## Problem requirements
Copy out the whole listing exactly as written, leaving the pictures behind.

## Raw data
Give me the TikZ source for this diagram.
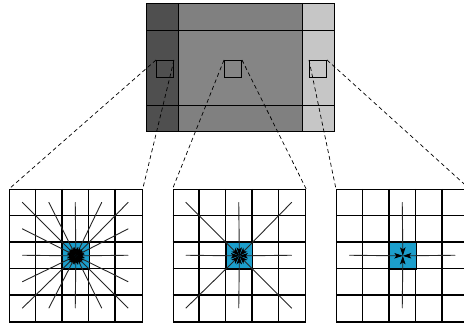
\documentclass[tikz,border=0pt]{standalone}
\usetikzlibrary{arrows.meta}
\definecolor{darkcol}{HTML}{4F4F4F}
\definecolor{midcol}{HTML}{808080}
\definecolor{midcenter}{HTML}{858585}
\definecolor{lightcol}{HTML}{C6C6C6}
\definecolor{cellblue}{HTML}{1C9ECB}
\tikzset{
  frame/.style={draw=black, line width=1pt},
  probe/.style={draw=black, line width=1pt, minimum size=17pt, inner sep=0pt, anchor=north west},
  gridbox/.style={draw=black, line width=1.2pt, minimum size=132.5pt, inner sep=0pt, anchor=north west},
  gridline/.style={draw=black, line width=1.2pt},
  centercell/.style={draw=black, line width=1.2pt, fill=cellblue, minimum size=26.5pt, inner sep=0pt, anchor=north west},
  flow/.style={draw=black!85, line width=0.9pt, -{Stealth[length=8.5pt,width=5.5pt,inset=2pt,black]}},
  zoomline/.style={draw=black, line width=0.7pt, dash pattern=on 4pt off 3pt}
}
\begin{document}
\begin{tikzpicture}[x=1pt,y=-1pt]
\clip (0,0) rectangle (464,323);
\useasboundingbox (0,0) rectangle (464,323);
% top overview picture
\fill[darkcol] (146,4) rectangle (178,132);
\fill[midcol] (178,4) rectangle (302,132);
\fill[midcenter] (178,31) rectangle (302,106);
\fill[lightcol] (302,4) rectangle (334,132);
\draw[frame] (146,4) rectangle (334,132);
\draw[frame] (178,4) -- (178,132);
\draw[frame] (302,4) -- (302,132);
\draw[frame] (146,31) -- (334,31);
\draw[frame] (146,106) -- (334,106);
% probe squares
\node[probe] (s1) at (156,60) {};
\node[probe] (s2) at (224,60) {};
\node[probe] (s3) at (309,60) {};
% grids
\node[gridbox] (g1) at (9,189) {};
\node[gridbox] (g2) at (172.5,189) {};
\node[gridbox] (g3) at (336,189) {};
\foreach \x in {9,172.5,336} {
  \foreach \i in {1,...,4} {
    \draw[gridline] (\x+\i*26.5,189) -- ++(0,132.5);
    \draw[gridline] (\x,189+\i*26.5) -- ++(132.5,0);
  }
}
\node[centercell] (c1) at (9+53,189+53) {};
\node[centercell] (c2) at (172.5+53,189+53) {};
\node[centercell] (c3) at (336+53,189+53) {};
% left grid: 16 directions
\foreach \i/\j in {0/0,1/0,2/0,3/0,4/0,0/1,4/1,0/2,4/2,0/3,4/3,0/4,1/4,2/4,3/4,4/4} {
  \coordinate (a) at (9+\i*26.5+13.25,189+\j*26.5+13.25);
  \draw[flow] (a) -- (c1.center);
}
% middle grid: 8 directions
\foreach \i/\j in {0/0,2/0,4/0,0/2,4/2,0/4,2/4,4/4} {
  \coordinate (b) at (172.5+\i*26.5+13.25,189+\j*26.5+13.25);
  \draw[flow] (b) -- (c2.center);
}
% right grid: 4 directions
\foreach \i/\j in {2/0,0/2,4/2,2/4} {
  \coordinate (d) at (336+\i*26.5+13.25,189+\j*26.5+13.25);
  \draw[flow] (d) -- (c3.center);
}
% dashed zoom lines
\draw[zoomline] (s1.north west) -- (g1.north west);
\draw[zoomline] (s1.north east) -- (g1.north east);
\draw[zoomline] (s2.north west) -- (g2.north west);
\draw[zoomline] (s2.north east) -- (g2.north east);
\draw[zoomline] (s3.north west) -- (g3.north west);
\draw[zoomline] (s3.north east) -- (g3.north east);
\end{tikzpicture}
\end{document}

## Written response
Give me the TikZ source for this diagram.
\documentclass[tikz,border=0pt]{standalone}
\usetikzlibrary{arrows.meta}
\definecolor{darkcol}{HTML}{4F4F4F}
\definecolor{midcol}{HTML}{808080}
\definecolor{midcenter}{HTML}{858585}
\definecolor{lightcol}{HTML}{C6C6C6}
\definecolor{cellblue}{HTML}{1C9ECB}
\tikzset{
  frame/.style={draw=black, line width=1pt},
  probe/.style={draw=black, line width=1pt, minimum size=17pt, inner sep=0pt, anchor=north west},
  gridbox/.style={draw=black, line width=1.2pt, minimum size=132.5pt, inner sep=0pt, anchor=north west},
  gridline/.style={draw=black, line width=1.2pt},
  centercell/.style={draw=black, line width=1.2pt, fill=cellblue, minimum size=26.5pt, inner sep=0pt, anchor=north west},
  flow/.style={draw=black!85, line width=0.9pt, -{Stealth[length=8.5pt,width=5.5pt,inset=2pt,black]}},
  zoomline/.style={draw=black, line width=0.7pt, dash pattern=on 4pt off 3pt}
}
\begin{document}
\begin{tikzpicture}[x=1pt,y=-1pt]
\clip (0,0) rectangle (464,323);
\useasboundingbox (0,0) rectangle (464,323);
% top overview picture
\fill[darkcol] (146,4) rectangle (178,132);
\fill[midcol] (178,4) rectangle (302,132);
\fill[midcenter] (178,31) rectangle (302,106);
\fill[lightcol] (302,4) rectangle (334,132);
\draw[frame] (146,4) rectangle (334,132);
\draw[frame] (178,4) -- (178,132);
\draw[frame] (302,4) -- (302,132);
\draw[frame] (146,31) -- (334,31);
\draw[frame] (146,106) -- (334,106);
% probe squares
\node[probe] (s1) at (156,60) {};
\node[probe] (s2) at (224,60) {};
\node[probe] (s3) at (309,60) {};
% grids
\node[gridbox] (g1) at (9,189) {};
\node[gridbox] (g2) at (172.5,189) {};
\node[gridbox] (g3) at (336,189) {};
\foreach \x in {9,172.5,336} {
  \foreach \i in {1,...,4} {
    \draw[gridline] (\x+\i*26.5,189) -- ++(0,132.5);
    \draw[gridline] (\x,189+\i*26.5) -- ++(132.5,0);
  }
}
\node[centercell] (c1) at (9+53,189+53) {};
\node[centercell] (c2) at (172.5+53,189+53) {};
\node[centercell] (c3) at (336+53,189+53) {};
% left grid: 16 directions
\foreach \i/\j in {0/0,1/0,2/0,3/0,4/0,0/1,4/1,0/2,4/2,0/3,4/3,0/4,1/4,2/4,3/4,4/4} {
  \coordinate (a) at (9+\i*26.5+13.25,189+\j*26.5+13.25);
  \draw[flow] (a) -- (c1.center);
}
% middle grid: 8 directions
\foreach \i/\j in {0/0,2/0,4/0,0/2,4/2,0/4,2/4,4/4} {
  \coordinate (b) at (172.5+\i*26.5+13.25,189+\j*26.5+13.25);
  \draw[flow] (b) -- (c2.center);
}
% right grid: 4 directions
\foreach \i/\j in {2/0,0/2,4/2,2/4} {
  \coordinate (d) at (336+\i*26.5+13.25,189+\j*26.5+13.25);
  \draw[flow] (d) -- (c3.center);
}
% dashed zoom lines
\draw[zoomline] (s1.north west) -- (g1.north west);
\draw[zoomline] (s1.north east) -- (g1.north east);
\draw[zoomline] (s2.north west) -- (g2.north west);
\draw[zoomline] (s2.north east) -- (g2.north east);
\draw[zoomline] (s3.north west) -- (g3.north west);
\draw[zoomline] (s3.north east) -- (g3.north east);
\end{tikzpicture}
\end{document}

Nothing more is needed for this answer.